### EXERCISE
In your copy, leave out the pictures; write out all the data exactly.

-- start INFORMATION SHOWN --

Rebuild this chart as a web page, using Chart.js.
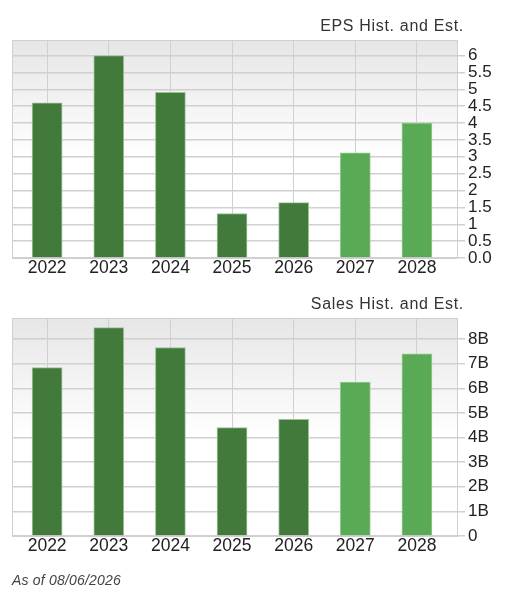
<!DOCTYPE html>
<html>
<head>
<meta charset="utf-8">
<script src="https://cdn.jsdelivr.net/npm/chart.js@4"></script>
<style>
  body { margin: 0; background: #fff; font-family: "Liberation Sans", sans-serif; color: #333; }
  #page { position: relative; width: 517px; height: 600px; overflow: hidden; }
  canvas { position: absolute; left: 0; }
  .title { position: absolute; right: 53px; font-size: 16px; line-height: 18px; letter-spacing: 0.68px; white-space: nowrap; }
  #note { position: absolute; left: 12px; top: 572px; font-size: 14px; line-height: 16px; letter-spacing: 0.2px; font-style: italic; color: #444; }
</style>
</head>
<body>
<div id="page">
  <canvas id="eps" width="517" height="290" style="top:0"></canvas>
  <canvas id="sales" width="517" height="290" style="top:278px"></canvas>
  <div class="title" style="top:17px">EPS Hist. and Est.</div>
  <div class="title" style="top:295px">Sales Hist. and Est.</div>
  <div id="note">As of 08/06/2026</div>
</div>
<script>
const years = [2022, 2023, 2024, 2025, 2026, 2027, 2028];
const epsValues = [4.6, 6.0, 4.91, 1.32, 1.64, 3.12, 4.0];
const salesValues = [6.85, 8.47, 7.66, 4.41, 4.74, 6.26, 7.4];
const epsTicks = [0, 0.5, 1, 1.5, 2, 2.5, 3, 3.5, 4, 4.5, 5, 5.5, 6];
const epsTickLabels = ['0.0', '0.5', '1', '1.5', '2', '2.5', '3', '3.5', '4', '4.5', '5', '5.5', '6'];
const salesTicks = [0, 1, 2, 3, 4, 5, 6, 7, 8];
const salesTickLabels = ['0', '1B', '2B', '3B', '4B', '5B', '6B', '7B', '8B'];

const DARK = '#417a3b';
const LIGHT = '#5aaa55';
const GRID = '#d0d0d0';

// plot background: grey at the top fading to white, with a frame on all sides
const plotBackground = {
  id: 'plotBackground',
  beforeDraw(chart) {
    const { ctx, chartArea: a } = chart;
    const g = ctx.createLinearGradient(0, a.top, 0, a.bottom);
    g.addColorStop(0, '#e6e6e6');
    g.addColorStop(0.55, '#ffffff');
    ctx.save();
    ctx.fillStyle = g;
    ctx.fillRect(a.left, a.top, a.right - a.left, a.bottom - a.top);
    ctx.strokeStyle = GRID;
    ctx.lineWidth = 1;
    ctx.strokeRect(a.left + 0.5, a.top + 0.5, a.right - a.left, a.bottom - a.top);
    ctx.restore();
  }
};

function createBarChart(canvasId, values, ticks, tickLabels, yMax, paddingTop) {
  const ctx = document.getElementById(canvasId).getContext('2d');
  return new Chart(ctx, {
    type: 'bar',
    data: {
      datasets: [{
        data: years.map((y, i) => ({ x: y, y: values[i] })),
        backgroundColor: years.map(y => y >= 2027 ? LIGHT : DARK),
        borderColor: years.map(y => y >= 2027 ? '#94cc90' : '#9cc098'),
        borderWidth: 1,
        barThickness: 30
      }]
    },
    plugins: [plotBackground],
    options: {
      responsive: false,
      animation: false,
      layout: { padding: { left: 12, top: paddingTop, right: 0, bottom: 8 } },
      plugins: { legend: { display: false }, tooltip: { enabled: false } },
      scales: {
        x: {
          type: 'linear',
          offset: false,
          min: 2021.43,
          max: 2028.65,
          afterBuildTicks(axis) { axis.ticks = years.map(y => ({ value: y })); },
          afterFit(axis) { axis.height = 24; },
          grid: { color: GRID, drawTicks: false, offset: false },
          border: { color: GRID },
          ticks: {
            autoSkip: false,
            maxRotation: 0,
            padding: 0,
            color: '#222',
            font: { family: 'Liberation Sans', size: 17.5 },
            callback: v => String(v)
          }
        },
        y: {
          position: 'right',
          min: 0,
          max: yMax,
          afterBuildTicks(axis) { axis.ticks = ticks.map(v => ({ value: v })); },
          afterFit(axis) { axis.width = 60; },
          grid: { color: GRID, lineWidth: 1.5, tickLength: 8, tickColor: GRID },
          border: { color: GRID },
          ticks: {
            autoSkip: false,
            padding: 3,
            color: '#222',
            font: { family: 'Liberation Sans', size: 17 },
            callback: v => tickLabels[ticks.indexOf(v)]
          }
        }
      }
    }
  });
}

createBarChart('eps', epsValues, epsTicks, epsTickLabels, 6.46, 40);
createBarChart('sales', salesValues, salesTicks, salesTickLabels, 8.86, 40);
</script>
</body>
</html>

-- end INFORMATION SHOWN --

### WRITTEN ANSWER
Rebuild this chart as a web page, using Chart.js.
<!DOCTYPE html>
<html>
<head>
<meta charset="utf-8">
<script src="https://cdn.jsdelivr.net/npm/chart.js@4"></script>
<style>
  body { margin: 0; background: #fff; font-family: "Liberation Sans", sans-serif; color: #333; }
  #page { position: relative; width: 517px; height: 600px; overflow: hidden; }
  canvas { position: absolute; left: 0; }
  .title { position: absolute; right: 53px; font-size: 16px; line-height: 18px; letter-spacing: 0.68px; white-space: nowrap; }
  #note { position: absolute; left: 12px; top: 572px; font-size: 14px; line-height: 16px; letter-spacing: 0.2px; font-style: italic; color: #444; }
</style>
</head>
<body>
<div id="page">
  <canvas id="eps" width="517" height="290" style="top:0"></canvas>
  <canvas id="sales" width="517" height="290" style="top:278px"></canvas>
  <div class="title" style="top:17px">EPS Hist. and Est.</div>
  <div class="title" style="top:295px">Sales Hist. and Est.</div>
  <div id="note">As of 08/06/2026</div>
</div>
<script>
const years = [2022, 2023, 2024, 2025, 2026, 2027, 2028];
const epsValues = [4.6, 6.0, 4.91, 1.32, 1.64, 3.12, 4.0];
const salesValues = [6.85, 8.47, 7.66, 4.41, 4.74, 6.26, 7.4];
const epsTicks = [0, 0.5, 1, 1.5, 2, 2.5, 3, 3.5, 4, 4.5, 5, 5.5, 6];
const epsTickLabels = ['0.0', '0.5', '1', '1.5', '2', '2.5', '3', '3.5', '4', '4.5', '5', '5.5', '6'];
const salesTicks = [0, 1, 2, 3, 4, 5, 6, 7, 8];
const salesTickLabels = ['0', '1B', '2B', '3B', '4B', '5B', '6B', '7B', '8B'];

const DARK = '#417a3b';
const LIGHT = '#5aaa55';
const GRID = '#d0d0d0';

// plot background: grey at the top fading to white, with a frame on all sides
const plotBackground = {
  id: 'plotBackground',
  beforeDraw(chart) {
    const { ctx, chartArea: a } = chart;
    const g = ctx.createLinearGradient(0, a.top, 0, a.bottom);
    g.addColorStop(0, '#e6e6e6');
    g.addColorStop(0.55, '#ffffff');
    ctx.save();
    ctx.fillStyle = g;
    ctx.fillRect(a.left, a.top, a.right - a.left, a.bottom - a.top);
    ctx.strokeStyle = GRID;
    ctx.lineWidth = 1;
    ctx.strokeRect(a.left + 0.5, a.top + 0.5, a.right - a.left, a.bottom - a.top);
    ctx.restore();
  }
};

function createBarChart(canvasId, values, ticks, tickLabels, yMax, paddingTop) {
  const ctx = document.getElementById(canvasId).getContext('2d');
  return new Chart(ctx, {
    type: 'bar',
    data: {
      datasets: [{
        data: years.map((y, i) => ({ x: y, y: values[i] })),
        backgroundColor: years.map(y => y >= 2027 ? LIGHT : DARK),
        borderColor: years.map(y => y >= 2027 ? '#94cc90' : '#9cc098'),
        borderWidth: 1,
        barThickness: 30
      }]
    },
    plugins: [plotBackground],
    options: {
      responsive: false,
      animation: false,
      layout: { padding: { left: 12, top: paddingTop, right: 0, bottom: 8 } },
      plugins: { legend: { display: false }, tooltip: { enabled: false } },
      scales: {
        x: {
          type: 'linear',
          offset: false,
          min: 2021.43,
          max: 2028.65,
          afterBuildTicks(axis) { axis.ticks = years.map(y => ({ value: y })); },
          afterFit(axis) { axis.height = 24; },
          grid: { color: GRID, drawTicks: false, offset: false },
          border: { color: GRID },
          ticks: {
            autoSkip: false,
            maxRotation: 0,
            padding: 0,
            color: '#222',
            font: { family: 'Liberation Sans', size: 17.5 },
            callback: v => String(v)
          }
        },
        y: {
          position: 'right',
          min: 0,
          max: yMax,
          afterBuildTicks(axis) { axis.ticks = ticks.map(v => ({ value: v })); },
          afterFit(axis) { axis.width = 60; },
          grid: { color: GRID, lineWidth: 1.5, tickLength: 8, tickColor: GRID },
          border: { color: GRID },
          ticks: {
            autoSkip: false,
            padding: 3,
            color: '#222',
            font: { family: 'Liberation Sans', size: 17 },
            callback: v => tickLabels[ticks.indexOf(v)]
          }
        }
      }
    }
  });
}

createBarChart('eps', epsValues, epsTicks, epsTickLabels, 6.46, 40);
createBarChart('sales', salesValues, salesTicks, salesTickLabels, 8.86, 40);
</script>
</body>
</html>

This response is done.